**WHAT TO PRODUCE:**
Quote each line of the material verbatim, without the pictures.

**RAW RECORDS:**
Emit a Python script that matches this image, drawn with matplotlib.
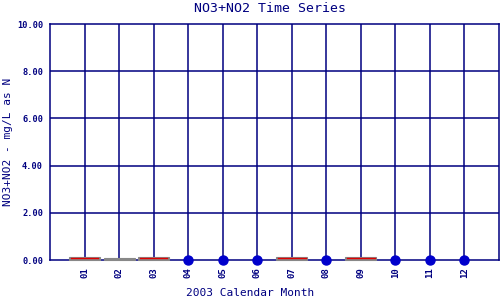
import matplotlib
matplotlib.use("Agg")
import matplotlib.pyplot as plt
from matplotlib.patches import Rectangle

months = [1, 2, 3, 4, 5, 6, 7, 8, 9, 10, 11, 12]
month_labels = ["01", "02", "03", "04", "05", "06", "07", "08", "09", "10", "11", "12"]
box_months = [1, 2, 3, 7, 9]
box_low = [0.0, 0.0, 0.0, 0.0, 0.0]
box_high = [0.14, 0.10, 0.14, 0.14, 0.14]
box_median = [0.07, None, 0.07, 0.07, 0.07]
dot_months = [4, 5, 6, 8, 10, 11, 12]
dot_values = [0.0, 0.0, 0.0, 0.0, 0.0, 0.0, 0.0]
yticks = [0, 2, 4, 6, 8, 10]

navy = "#000080"
font = "DejaVu Sans Mono"

fig = plt.figure(figsize=(5, 3), dpi=100)
ax = fig.add_axes([0.1, 0.1333, 0.898, 0.7867])
ax.set_xlim(0, 13)
ax.set_ylim(0, 10)

for m in months:
    ax.axvline(m, color=navy, lw=1.1, zorder=1)
for y in yticks[1:-1]:
    ax.axhline(y, color=navy, lw=1.1, zorder=1)

for m, lo, hi, med in zip(box_months, box_low, box_high, box_median):
    ax.add_patch(Rectangle((m - 0.45, lo), 0.9, hi - lo, facecolor="#888888",
                           edgecolor="#888888", lw=0.8, zorder=3, clip_on=False))
    if med is not None:
        ax.plot([m - 0.4, m + 0.4], [med, med], color="#e00000", lw=1.0, zorder=4,
                clip_on=False)

ax.plot(dot_months, dot_values, "o", color="#0000cc", markersize=6.5, zorder=5,
        clip_on=False)

for s in ax.spines.values():
    s.set_color(navy)
    s.set_linewidth(1.1)
    s.set_zorder(2)

ax.set_xticks(months)
ax.set_xticklabels(month_labels, rotation=90, fontsize=6.5, family=font,
                   color=navy, fontweight="bold")
ax.set_yticks(yticks)
ax.set_yticklabels([f"{v:.2f}" for v in yticks], fontsize=6.2, family=font,
                   color=navy, fontweight="bold")
ax.tick_params(length=0, pad=5)

fig.text(0.54, 0.972, "NO3+NO2 Time Series", fontsize=9.5, family=font, color=navy,
         ha="center", va="center")
fig.text(0.5, 0.023, "2003 Calendar Month", fontsize=8, family=font, color=navy,
         ha="center", va="center")
fig.text(0.016, 0.527, "NO3+NO2 - mg/L as N", rotation=90, fontsize=8, family=font,
         color=navy, ha="center", va="center")

fig.savefig("out.png", dpi=100)
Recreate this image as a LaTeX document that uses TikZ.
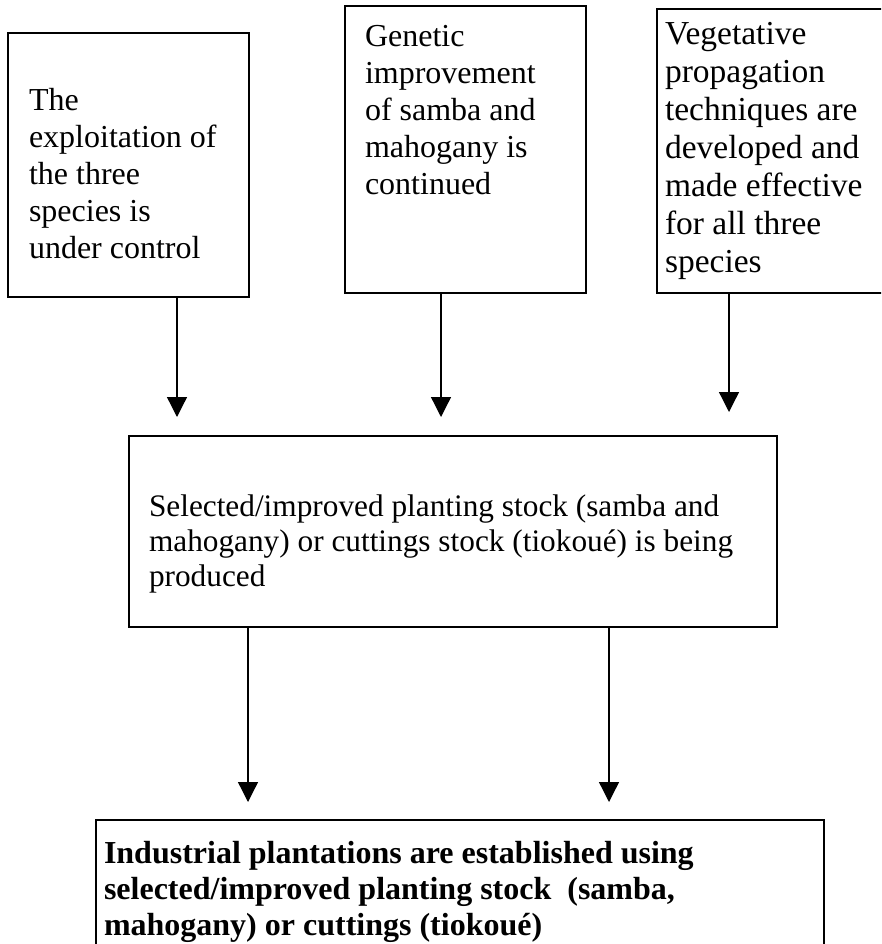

**COMPLETE ANSWER:**
Emit a Python script that matches this image, drawn with matplotlib.
import matplotlib
matplotlib.use("Agg")
import matplotlib.pyplot as plt
from matplotlib.patches import Rectangle

months = [1, 2, 3, 4, 5, 6, 7, 8, 9, 10, 11, 12]
month_labels = ["01", "02", "03", "04", "05", "06", "07", "08", "09", "10", "11", "12"]
box_months = [1, 2, 3, 7, 9]
box_low = [0.0, 0.0, 0.0, 0.0, 0.0]
box_high = [0.14, 0.10, 0.14, 0.14, 0.14]
box_median = [0.07, None, 0.07, 0.07, 0.07]
dot_months = [4, 5, 6, 8, 10, 11, 12]
dot_values = [0.0, 0.0, 0.0, 0.0, 0.0, 0.0, 0.0]
yticks = [0, 2, 4, 6, 8, 10]

navy = "#000080"
font = "DejaVu Sans Mono"

fig = plt.figure(figsize=(5, 3), dpi=100)
ax = fig.add_axes([0.1, 0.1333, 0.898, 0.7867])
ax.set_xlim(0, 13)
ax.set_ylim(0, 10)

for m in months:
    ax.axvline(m, color=navy, lw=1.1, zorder=1)
for y in yticks[1:-1]:
    ax.axhline(y, color=navy, lw=1.1, zorder=1)

for m, lo, hi, med in zip(box_months, box_low, box_high, box_median):
    ax.add_patch(Rectangle((m - 0.45, lo), 0.9, hi - lo, facecolor="#888888",
                           edgecolor="#888888", lw=0.8, zorder=3, clip_on=False))
    if med is not None:
        ax.plot([m - 0.4, m + 0.4], [med, med], color="#e00000", lw=1.0, zorder=4,
                clip_on=False)

ax.plot(dot_months, dot_values, "o", color="#0000cc", markersize=6.5, zorder=5,
        clip_on=False)

for s in ax.spines.values():
    s.set_color(navy)
    s.set_linewidth(1.1)
    s.set_zorder(2)

ax.set_xticks(months)
ax.set_xticklabels(month_labels, rotation=90, fontsize=6.5, family=font,
                   color=navy, fontweight="bold")
ax.set_yticks(yticks)
ax.set_yticklabels([f"{v:.2f}" for v in yticks], fontsize=6.2, family=font,
                   color=navy, fontweight="bold")
ax.tick_params(length=0, pad=5)

fig.text(0.54, 0.972, "NO3+NO2 Time Series", fontsize=9.5, family=font, color=navy,
         ha="center", va="center")
fig.text(0.5, 0.023, "2003 Calendar Month", fontsize=8, family=font, color=navy,
         ha="center", va="center")
fig.text(0.016, 0.527, "NO3+NO2 - mg/L as N", rotation=90, fontsize=8, family=font,
         color=navy, ha="center", va="center")

fig.savefig("out.png", dpi=100)
Recreate this image as a LaTeX document that uses TikZ.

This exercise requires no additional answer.